STORED DATA:
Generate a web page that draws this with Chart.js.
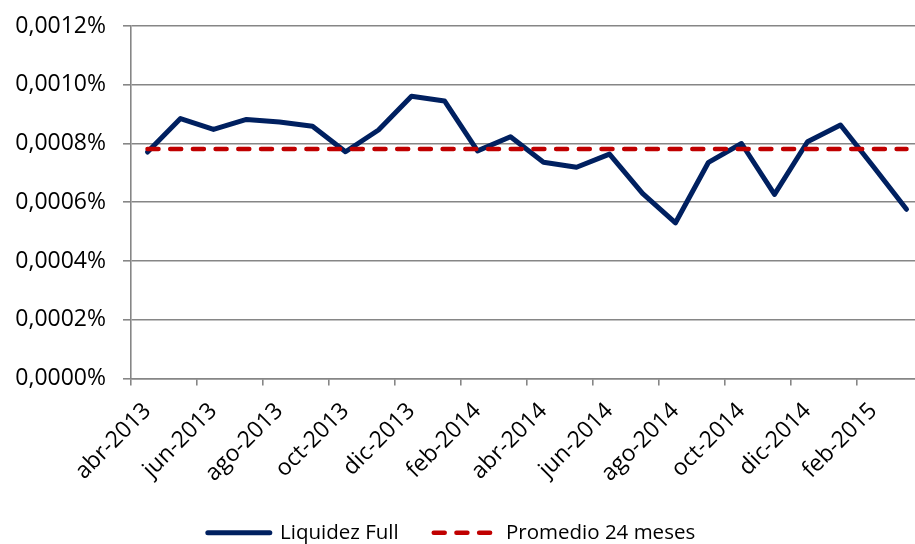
<!DOCTYPE html>
<html>
<head>
<meta charset="utf-8">
<script src="https://cdn.jsdelivr.net/npm/chart.js@4/dist/chart.umd.min.js"></script>
<style>
  html, body { margin: 0; padding: 0; background: #fff; overflow: hidden; }
  #wrap { width: 940px; height: 553px; }
</style>
</head>
<body>
<div id="wrap"><canvas id="c" width="940" height="553"></canvas></div>
<script>
const categories = [
  'abr-2013','may-2013','jun-2013','jul-2013','ago-2013','sep-2013','oct-2013','nov-2013','dic-2013',
  'ene-2014','feb-2014','mar-2014','abr-2014','may-2014','jun-2014','jul-2014','ago-2014','sep-2014',
  'oct-2014','nov-2014','dic-2014','ene-2015','feb-2015','mar-2015'
];
const liquidezFull = [
  0.000771, 0.000885, 0.000848, 0.000882, 0.000873, 0.000859, 0.000772, 0.000846, 0.000961,
  0.000945, 0.000775, 0.000823, 0.000736, 0.000719, 0.000764, 0.000630, 0.000530, 0.000736,
  0.000800, 0.000627, 0.000806, 0.000863, 0.000721, 0.000576
];
const promedio24 = [
  0.000781, 0.000781, 0.000781, 0.000781, 0.000781, 0.000781, 0.000781, 0.000781, 0.000781,
  0.000781, 0.000781, 0.000781, 0.000781, 0.000781, 0.000781, 0.000781, 0.000781, 0.000781,
  0.000781, 0.000781, 0.000781, 0.000781, 0.000781, 0.000781
];
const seriesNames = ['Liquidez Full', 'Promedio 24 meses'];
const yTicks = { min: 0, max: 0.0012, step: 0.0002 };

const FONT = '"Open Sans", "Noto Sans", sans-serif';
const GRID = '#868686';

new Chart(document.getElementById('c'), {
  type: 'line',
  data: {
    labels: categories,
    datasets: [
      {
        label: seriesNames[0],
        data: liquidezFull,
        borderColor: '#002060',
        backgroundColor: '#002060',
        borderWidth: 5,
        borderJoinStyle: 'round',
        borderCapStyle: 'round',
        pointRadius: 0,
        tension: 0,
        order: 2
      },
      {
        label: seriesNames[1],
        data: promedio24,
        borderColor: '#C00000',
        backgroundColor: '#C00000',
        borderWidth: 4.5,
        borderDash: [11, 11.7],
        borderCapStyle: 'round',
        pointRadius: 0,
        tension: 0,
        order: 1
      }
    ]
  },
  options: {
    responsive: false,
    animation: false,
    devicePixelRatio: 1,
    layout: { padding: { top: 26, right: 17, left: -20, bottom: 0 } },
    plugins: {
      tooltip: { enabled: false },
      legend: {
        position: 'bottom',
        labels: {
          usePointStyle: true,
          pointStyleWidth: 62,
          padding: 35,
          color: '#000',
          font: { family: FONT, size: 20.5 },
          generateLabels: (chart) => chart.data.datasets.map((ds, i) => ({
            text: ds.label,
            fillStyle: ds.borderColor,
            strokeStyle: ds.borderColor,
            lineWidth: ds.borderWidth,
            lineDash: ds.borderDash || [],
            lineCap: 'round',
            pointStyle: 'line',
            hidden: false,
            datasetIndex: i
          }))
        }
      }
    },
    scales: {
      x: {
        type: 'category',
        offset: true,
        afterFit: (scale) => { scale.height = 109; },
        border: { display: true, color: GRID, width: 1.6 },
        grid: {
          display: true,
          offset: true,
          drawOnChartArea: false,
          drawTicks: true,
          tickLength: 7,
          lineWidth: 1.6,
          color: (ctx) => (ctx.index % 2 === 0 ? GRID : 'rgba(0,0,0,0)')
        },
        ticks: {
          autoSkip: false,
          minRotation: 45,
          maxRotation: 45,
          padding: 12,
          color: '#000',
          font: { family: FONT, size: 23 },
          callback: function (val, index) {
            return index % 2 === 0 ? this.getLabelForValue(val) : '';
          }
        }
      },
      y: {
        min: yTicks.min,
        max: yTicks.max,
        afterFit: (scale) => { scale.width = 151; scale.paddingTop = 10; },
        border: { display: true, color: GRID, width: 1.6 },
        grid: {
          color: GRID,
          lineWidth: 1.6,
          drawTicks: true,
          tickLength: 8
        },
        ticks: {
          stepSize: yTicks.step,
          padding: 17,
          color: '#000',
          font: { family: FONT, size: 23 },
          callback: (v) => Number(v).toFixed(4).replace('.', ',') + '%'
        }
      }
    }
  }
});
</script>
</body>
</html>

WHAT THIS TASK INVOLVES: Omit every picture, then repeat the remaining data exactly as it appears above.

EXERCISE RESPONSE:
Generate a web page that draws this with Chart.js.
<!DOCTYPE html>
<html>
<head>
<meta charset="utf-8">
<script src="https://cdn.jsdelivr.net/npm/chart.js@4/dist/chart.umd.min.js"></script>
<style>
  html, body { margin: 0; padding: 0; background: #fff; overflow: hidden; }
  #wrap { width: 940px; height: 553px; }
</style>
</head>
<body>
<div id="wrap"><canvas id="c" width="940" height="553"></canvas></div>
<script>
const categories = [
  'abr-2013','may-2013','jun-2013','jul-2013','ago-2013','sep-2013','oct-2013','nov-2013','dic-2013',
  'ene-2014','feb-2014','mar-2014','abr-2014','may-2014','jun-2014','jul-2014','ago-2014','sep-2014',
  'oct-2014','nov-2014','dic-2014','ene-2015','feb-2015','mar-2015'
];
const liquidezFull = [
  0.000771, 0.000885, 0.000848, 0.000882, 0.000873, 0.000859, 0.000772, 0.000846, 0.000961,
  0.000945, 0.000775, 0.000823, 0.000736, 0.000719, 0.000764, 0.000630, 0.000530, 0.000736,
  0.000800, 0.000627, 0.000806, 0.000863, 0.000721, 0.000576
];
const promedio24 = [
  0.000781, 0.000781, 0.000781, 0.000781, 0.000781, 0.000781, 0.000781, 0.000781, 0.000781,
  0.000781, 0.000781, 0.000781, 0.000781, 0.000781, 0.000781, 0.000781, 0.000781, 0.000781,
  0.000781, 0.000781, 0.000781, 0.000781, 0.000781, 0.000781
];
const seriesNames = ['Liquidez Full', 'Promedio 24 meses'];
const yTicks = { min: 0, max: 0.0012, step: 0.0002 };

const FONT = '"Open Sans", "Noto Sans", sans-serif';
const GRID = '#868686';

new Chart(document.getElementById('c'), {
  type: 'line',
  data: {
    labels: categories,
    datasets: [
      {
        label: seriesNames[0],
        data: liquidezFull,
        borderColor: '#002060',
        backgroundColor: '#002060',
        borderWidth: 5,
        borderJoinStyle: 'round',
        borderCapStyle: 'round',
        pointRadius: 0,
        tension: 0,
        order: 2
      },
      {
        label: seriesNames[1],
        data: promedio24,
        borderColor: '#C00000',
        backgroundColor: '#C00000',
        borderWidth: 4.5,
        borderDash: [11, 11.7],
        borderCapStyle: 'round',
        pointRadius: 0,
        tension: 0,
        order: 1
      }
    ]
  },
  options: {
    responsive: false,
    animation: false,
    devicePixelRatio: 1,
    layout: { padding: { top: 26, right: 17, left: -20, bottom: 0 } },
    plugins: {
      tooltip: { enabled: false },
      legend: {
        position: 'bottom',
        labels: {
          usePointStyle: true,
          pointStyleWidth: 62,
          padding: 35,
          color: '#000',
          font: { family: FONT, size: 20.5 },
          generateLabels: (chart) => chart.data.datasets.map((ds, i) => ({
            text: ds.label,
            fillStyle: ds.borderColor,
            strokeStyle: ds.borderColor,
            lineWidth: ds.borderWidth,
            lineDash: ds.borderDash || [],
            lineCap: 'round',
            pointStyle: 'line',
            hidden: false,
            datasetIndex: i
          }))
        }
      }
    },
    scales: {
      x: {
        type: 'category',
        offset: true,
        afterFit: (scale) => { scale.height = 109; },
        border: { display: true, color: GRID, width: 1.6 },
        grid: {
          display: true,
          offset: true,
          drawOnChartArea: false,
          drawTicks: true,
          tickLength: 7,
          lineWidth: 1.6,
          color: (ctx) => (ctx.index % 2 === 0 ? GRID : 'rgba(0,0,0,0)')
        },
        ticks: {
          autoSkip: false,
          minRotation: 45,
          maxRotation: 45,
          padding: 12,
          color: '#000',
          font: { family: FONT, size: 23 },
          callback: function (val, index) {
            return index % 2 === 0 ? this.getLabelForValue(val) : '';
          }
        }
      },
      y: {
        min: yTicks.min,
        max: yTicks.max,
        afterFit: (scale) => { scale.width = 151; scale.paddingTop = 10; },
        border: { display: true, color: GRID, width: 1.6 },
        grid: {
          color: GRID,
          lineWidth: 1.6,
          drawTicks: true,
          tickLength: 8
        },
        ticks: {
          stepSize: yTicks.step,
          padding: 17,
          color: '#000',
          font: { family: FONT, size: 23 },
          callback: (v) => Number(v).toFixed(4).replace('.', ',') + '%'
        }
      }
    }
  }
});
</script>
</body>
</html>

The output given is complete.